K-map, the weird cousin of k-anonymity (2017)

rntz · on Oct 5, 2018

The article gives the hypothetical example of redacting a table row

  {zip: 85535, age: 79}

to

  {zip: 85xxx, age: 79}

on the grounds that there are fewer than k (for some tunable constant k, larger = more anonymity) 79-year-olds in zip code 85535, but many more in zip 85xxx. However. If I see the second record, because it has been redacted, I also know that whatever zip code the person actually had, there were fewer than k 79-year olds in it! This may narrow the set of candidates considerably.

So it doesn't seem sufficient to count the mere number of people a redacted row could possibly match. You have to consider the meta-level information that knowing the row had to be redacted gives the attacker.

TedTed · on Oct 5, 2018

(I wrote the article.)

Excellent point! That's one of the reasons why people understood that syntactic definitions (which try and tell you "how anonymous data is" by looking at the data) were not the right approach, and that you had to look at the mechanism to determine whether the process was sufficiently private.

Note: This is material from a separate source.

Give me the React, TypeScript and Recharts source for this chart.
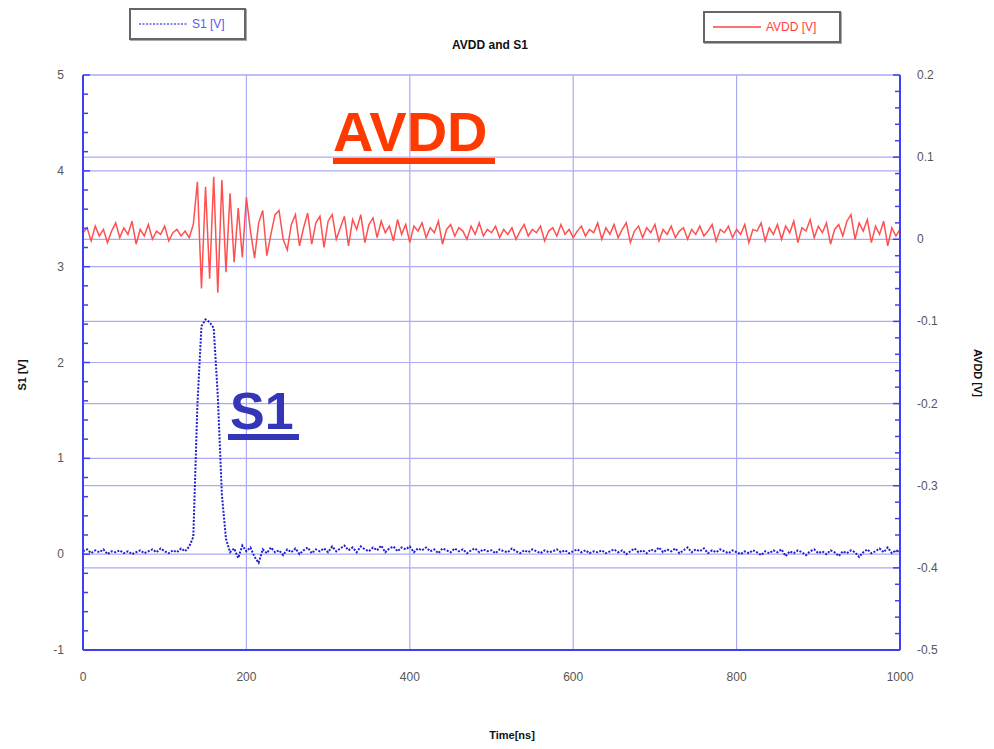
import { LineChart, Line, XAxis, YAxis, CartesianGrid } from 'recharts'

// sample times in ns
const times = [
  0, 5, 10, 15, 20, 25, 30, 35, 40, 45,
  50, 55, 60, 65, 70, 75, 80, 85, 90, 95,
  100, 105, 110, 115, 120, 125, 130, 135, 140, 145,
  150, 155, 160, 165, 170, 175, 180, 185, 190, 195,
  200, 205, 210, 215, 220, 225, 230, 235, 240, 245,
  250, 255, 260, 265, 270, 275, 280, 285, 290, 295,
  300, 305, 310, 315, 320, 325, 330, 335, 340, 345,
  350, 355, 360, 365, 370, 375, 380, 385, 390, 395,
  400, 405, 410, 415, 420, 425, 430, 435, 440, 445,
  450, 455, 460, 465, 470, 475, 480, 485, 490, 495,
  500, 505, 510, 515, 520, 525, 530, 535, 540, 545,
  550, 555, 560, 565, 570, 575, 580, 585, 590, 595,
  600, 605, 610, 615, 620, 625, 630, 635, 640, 645,
  650, 655, 660, 665, 670, 675, 680, 685, 690, 695,
  700, 705, 710, 715, 720, 725, 730, 735, 740, 745,
  750, 755, 760, 765, 770, 775, 780, 785, 790, 795,
  800, 805, 810, 815, 820, 825, 830, 835, 840, 845,
  850, 855, 860, 865, 870, 875, 880, 885, 890, 895,
  900, 905, 910, 915, 920, 925, 930, 935, 940, 945,
  950, 955, 960, 965, 970, 975, 980, 985, 990, 995,
  1000,
]

const s1 = [
  0.03, 0.05, 0.01, 0.04, 0.02, 0.05, 0.0, 0.03, 0.02, 0.04,
  0.01, 0.03, 0.0, 0.02, 0.04, 0.01, 0.03, 0.05, 0.02, 0.06,
  0.03, 0.01, 0.04, 0.02, 0.06, 0.03, 0.08, 0.18, 1.55, 2.38,
  2.45, 2.42, 2.36, 1.65, 0.62, 0.16, 0.02, 0.06, -0.04, 0.09,
  0.03, 0.07, -0.03, -0.09, 0.05, 0.01, 0.07, 0.02, 0.04, -0.01,
  0.05, 0.02, 0.06, 0.0, 0.04, 0.07, 0.01, 0.05, 0.03, 0.06,
  0.02, 0.08, 0.03, 0.06, 0.09, 0.04, 0.07, 0.02, 0.08, 0.05,
  0.03, 0.07, 0.04, 0.09, 0.02, 0.06, 0.08, 0.03, 0.07, 0.05,
  0.08, 0.02, 0.06, 0.04, 0.07, 0.03, 0.05, 0.01, 0.06, 0.04,
  0.02, 0.06, 0.03, 0.05, 0.01, 0.04, 0.06, 0.02, 0.05, 0.03,
  0.04, 0.01, 0.05, 0.03, 0.02, 0.06, 0.03, 0.01, 0.04, 0.02,
  0.05, 0.03, 0.01, 0.04, 0.02, 0.03, 0.05, 0.02, 0.04, 0.01,
  0.03, 0.05, 0.02, 0.04, 0.01, 0.03, 0.02, 0.04, 0.01, 0.03,
  0.05, 0.02, 0.04, 0.0, 0.03, 0.06, 0.02, 0.04, 0.01, 0.05,
  0.03, 0.07, 0.02, 0.05, 0.03, 0.06, 0.01, 0.04, 0.07, 0.02,
  0.05, 0.03, 0.06, 0.01, 0.04, 0.02, 0.05, 0.03, 0.01, 0.04,
  0.02, 0.0, 0.03, 0.01, 0.04, 0.02, -0.01, 0.03, 0.01, 0.04,
  0.02, 0.05, -0.02, 0.03, 0.01, 0.04, 0.02, -0.01, 0.03, 0.05,
  0.01, 0.03, 0.0, 0.04, 0.02, -0.02, 0.03, 0.01, 0.04, 0.02,
  -0.03, 0.02, 0.05, 0.01, 0.03, 0.06, 0.02, 0.07, 0.01, 0.04,
  0.03,
]

const avdd = [
  0.008, 0.014, -0.002, 0.016, 0.004, 0.012, -0.004, 0.01, 0.02, 0.002,
  0.014, 0.006, 0.022, -0.006, 0.012, 0.004, 0.018, 0.0, 0.01, 0.006,
  0.016, -0.002, 0.008, 0.012, 0.004, 0.01, 0.002, 0.018, 0.07, -0.06,
  0.064, -0.048, 0.076, -0.065, 0.072, -0.04, 0.056, -0.028, 0.038, -0.022,
  0.051, 0.01, -0.023, 0.02, 0.035, -0.02, 0.006, 0.03, 0.035, 0.0,
  -0.013, 0.018, 0.03, -0.008, 0.014, 0.032, -0.006, 0.02, 0.028, -0.01,
  0.022, 0.03, 0.0, 0.014, 0.028, -0.008, 0.024, 0.012, 0.03, -0.004,
  0.018, 0.026, 0.002, 0.022, 0.008, 0.016, -0.002, 0.024, 0.006, 0.018,
  -0.004, 0.016, 0.01, 0.02, 0.002, 0.014, 0.008, 0.022, -0.006, 0.012,
  0.018, 0.004, 0.014, 0.01, 0.0, 0.016, 0.006, 0.02, 0.004, 0.012,
  0.008, 0.016, 0.002, 0.012, 0.006, 0.014, 0.0, 0.01, 0.018, 0.004,
  0.012, 0.008, 0.016, -0.002, 0.01, 0.014, 0.004, 0.018, 0.006, 0.012,
  0.002, 0.01, 0.016, 0.004, 0.012, 0.008, 0.02, 0.0, 0.014, 0.006,
  0.018, 0.002, 0.012, 0.02, -0.004, 0.01, 0.016, 0.002, 0.014, 0.008,
  0.018, -0.002, 0.012, 0.006, 0.016, 0.002, 0.01, 0.014, 0.0, 0.012,
  0.006, 0.016, 0.004, 0.01, 0.018, -0.002, 0.012, 0.008, 0.016, 0.002,
  0.012, 0.006, 0.018, -0.004, 0.012, 0.01, 0.02, -0.002, 0.014, 0.006,
  0.018, 0.0, 0.016, 0.008, 0.022, -0.004, 0.014, 0.01, 0.024, 0.002,
  0.016, 0.008, 0.02, -0.006, 0.012, 0.018, 0.004, 0.022, 0.03, 0.0,
  0.02, 0.01, 0.024, -0.004, 0.016, 0.006, 0.022, -0.008, 0.014, 0.004,
  0.012,
]

const xTicks = [0, 200, 400, 600, 800, 1000]
const leftMajor = [-1, 0, 1, 2, 3, 4, 5]
const leftMinor = [
  -1, -0.8, -0.6, -0.4, -0.2, 0, 0.2, 0.4, 0.6, 0.8, 1, 1.2, 1.4, 1.6, 1.8, 2,
  2.2, 2.4, 2.6, 2.8, 3, 3.2, 3.4, 3.6, 3.8, 4, 4.2, 4.4, 4.6, 4.8, 5,
]
const rightMajor = [-0.5, -0.4, -0.3, -0.2, -0.1, 0, 0.1, 0.2]
const rightMinor = [
  -0.5, -0.48, -0.46, -0.44, -0.42, -0.4, -0.38, -0.36, -0.34, -0.32, -0.3,
  -0.28, -0.26, -0.24, -0.22, -0.2, -0.18, -0.16, -0.14, -0.12, -0.1, -0.08,
  -0.06, -0.04, -0.02, 0, 0.02, 0.04, 0.06, 0.08, 0.1, 0.12, 0.14, 0.16, 0.18, 0.2,
]

const data = times.map((t, i) => ({ t, s1: s1[i], avdd: avdd[i] }))

const PLOT_LEFT = 83
const PLOT_RIGHT = 900
const PLOT_TOP = 75
const PLOT_BOTTOM = 650
const AXIS_BLUE = '#3f3ff5'
const GRID_BLUE = '#aaaaf6'
const S1_BLUE = '#2020d0'
const AVDD_RED = '#ff5050'
const NARROW = '"Liberation Sans Narrow", "Liberation Sans", Arial, sans-serif'
const TICK_STYLE = { fontFamily: NARROW, fontSize: 12, fill: '#555' }

function LeftTick(props: any) {
  const { y, payload } = props
  const major = leftMajor.includes(payload.value)
  return (
    <g>
      <line x1={PLOT_LEFT} x2={PLOT_LEFT + (major ? 7 : 5)} y1={y} y2={y} stroke={AXIS_BLUE} strokeWidth={1.5} />
      {major && (
        <text x={64} y={y + 4} textAnchor="end" {...TICK_STYLE}>
          {payload.value}
        </text>
      )}
    </g>
  )
}

function RightTick(props: any) {
  const { y, payload } = props
  const major = rightMajor.includes(payload.value)
  return (
    <g>
      <line x1={PLOT_RIGHT - (major ? 7 : 5)} x2={PLOT_RIGHT} y1={y} y2={y} stroke={AXIS_BLUE} strokeWidth={1.5} />
      {major && (
        <text x={917} y={y + 4} textAnchor="start" {...TICK_STYLE}>
          {payload.value}
        </text>
      )}
    </g>
  )
}

function BottomTick(props: any) {
  const { x, payload } = props
  return (
    <text x={x} y={681} textAnchor="middle" {...TICK_STYLE}>
      {payload.value}
    </text>
  )
}

function LegendBox({ left, top, width, label, color, dashed }: any) {
  return (
    <div
      style={{
        position: 'absolute',
        left,
        top,
        width,
        height: 32,
        border: '2px solid #666',
        boxShadow: '1px 1px 0 #aaa',
        background: '#fff',
        boxSizing: 'border-box',
      }}
    >
      <svg width={width - 4} height={28} style={{ position: 'absolute', left: 0, top: 0 }}>
        <line x1={8} x2={56} y1={14} y2={14} stroke={color} strokeWidth={1.5} strokeDasharray={dashed ? '2 1.5' : undefined} />
        <text x={61} y={18} fontFamily={NARROW} fontSize={12} fill={color}>
          {label}
        </text>
      </svg>
    </div>
  )
}

export default function App() {
  return (
    <div
      style={{
        position: 'absolute',
        left: 0,
        top: 0,
        width: 994,
        height: 749,
        background: '#fff',
        fontFamily: '"Liberation Sans", Arial, sans-serif',
      }}
    >
      <LineChart
        width={994}
        height={749}
        data={data}
        margin={{ top: PLOT_TOP, right: 0, bottom: 0, left: 0 }}
      >
        <CartesianGrid
          yAxisId="left"
          horizontalValues={leftMajor}
          verticalValues={xTicks}
          stroke={GRID_BLUE}
          strokeWidth={1.2}
        />
        <CartesianGrid
          yAxisId="right"
          horizontalValues={rightMajor}
          vertical={false}
          stroke={GRID_BLUE}
          strokeWidth={1.2}
        />
        <XAxis
          xAxisId="top"
          orientation="top"
          dataKey="t"
          type="number"
          domain={[0, 1000]}
          height={0}
          tick={false}
          tickLine={false}
          axisLine={{ stroke: AXIS_BLUE, strokeWidth: 2 }}
        />
        <XAxis
          dataKey="t"
          type="number"
          domain={[0, 1000]}
          ticks={xTicks}
          height={749 - PLOT_BOTTOM}
          tick={<BottomTick />}
          tickLine={false}
          axisLine={{ stroke: AXIS_BLUE, strokeWidth: 2 }}
        />
        <YAxis
          yAxisId="left"
          type="number"
          domain={[-1, 5]}
          ticks={leftMinor}
          interval={0}
          width={PLOT_LEFT}
          tick={<LeftTick />}
          tickLine={false}
          axisLine={{ stroke: AXIS_BLUE, strokeWidth: 2 }}
        />
        <YAxis
          yAxisId="right"
          orientation="right"
          type="number"
          domain={[-0.5, 0.2]}
          ticks={rightMinor}
          interval={0}
          width={994 - PLOT_RIGHT}
          tick={<RightTick />}
          tickLine={false}
          axisLine={{ stroke: AXIS_BLUE, strokeWidth: 2 }}
        />
        <Line
          yAxisId="right"
          dataKey="avdd"
          type="linear"
          stroke={AVDD_RED}
          strokeWidth={1.5}
          dot={false}
          isAnimationActive={false}
        />
        <Line
          yAxisId="left"
          dataKey="s1"
          type="linear"
          stroke={S1_BLUE}
          strokeWidth={2}
          strokeDasharray="2 1.5"
          dot={false}
          isAnimationActive={false}
        />
      </LineChart>

      <LegendBox left={129} top={8} width={117} label="S1 [V]" color="#5a5af0" dashed />
      <LegendBox left={703} top={11} width={138} label="AVDD [V]" color="#ff4040" />

      <div style={{ position: 'absolute', left: 390, width: 200, top: 38, textAlign: 'center', fontSize: 12, fontWeight: 'bold', color: '#111' }}>
        AVDD and S1
      </div>

      <div style={{ position: 'absolute', left: 333, top: 100, fontSize: 56, fontWeight: 'bold', color: '#ff3a00', lineHeight: '64px' }}>
        AVDD
      </div>
      <div style={{ position: 'absolute', left: 333, top: 158, width: 162, height: 6, background: '#ff3a00' }} />

      <div style={{ position: 'absolute', left: 230, top: 381, fontSize: 52, fontWeight: 'bold', color: '#3535b8', lineHeight: '60px' }}>
        S1
      </div>
      <div style={{ position: 'absolute', left: 228, top: 434, width: 71, height: 6, background: '#3535b8' }} />

      <div style={{ position: 'absolute', left: 22, top: 375, transform: 'translate(-50%, -50%) rotate(-90deg)', fontSize: 11, fontWeight: 'bold', whiteSpace: 'nowrap', color: '#111' }}>
        S1 [V]
      </div>
      <div style={{ position: 'absolute', left: 978, top: 373, transform: 'translate(-50%, -50%) rotate(90deg)', fontSize: 11, fontWeight: 'bold', whiteSpace: 'nowrap', color: '#111' }}>
        AVDD [V]
      </div>
      <div style={{ position: 'absolute', left: 412, width: 200, top: 729, textAlign: 'center', fontSize: 11, fontWeight: 'bold', color: '#111' }}>
        Time[ns]
      </div>
    </div>
  )
}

This line of thinking led to the definition of differential privacy, which completely changed the perspective. I wrote two articles about it, one very simple [1] and the other a bit more detailed [2].

[1] https://desfontain.es/privacy/differential-privacy-awesomene...

[2] https://desfontain.es/privacy/differential-privacy-in-more-d...

btilly · on Oct 5, 2018

This is true.

In fact it would be better to not indicate that the data was redacted. Instead of redacting it, change it to something else in the redacted range, preferably more common. With no hint about which pieces of data were changed, the attacker can't use what you describe.

Heck, merely including random small (unidentified) changes makes matching much, much harder.

nixpulvis · on Oct 5, 2018

Yes, but now when you find out that some important property you're testing for was caused by a mold outbreak in 85535, you'll be disturbed to know that the research was published for a subject in 85001.

oh_sigh · on Oct 6, 2018

You could publish the criteria for how your data may be jittered, but just not the specifics. Then, future users of the data could know to what extent they can rely on accuracy of the data.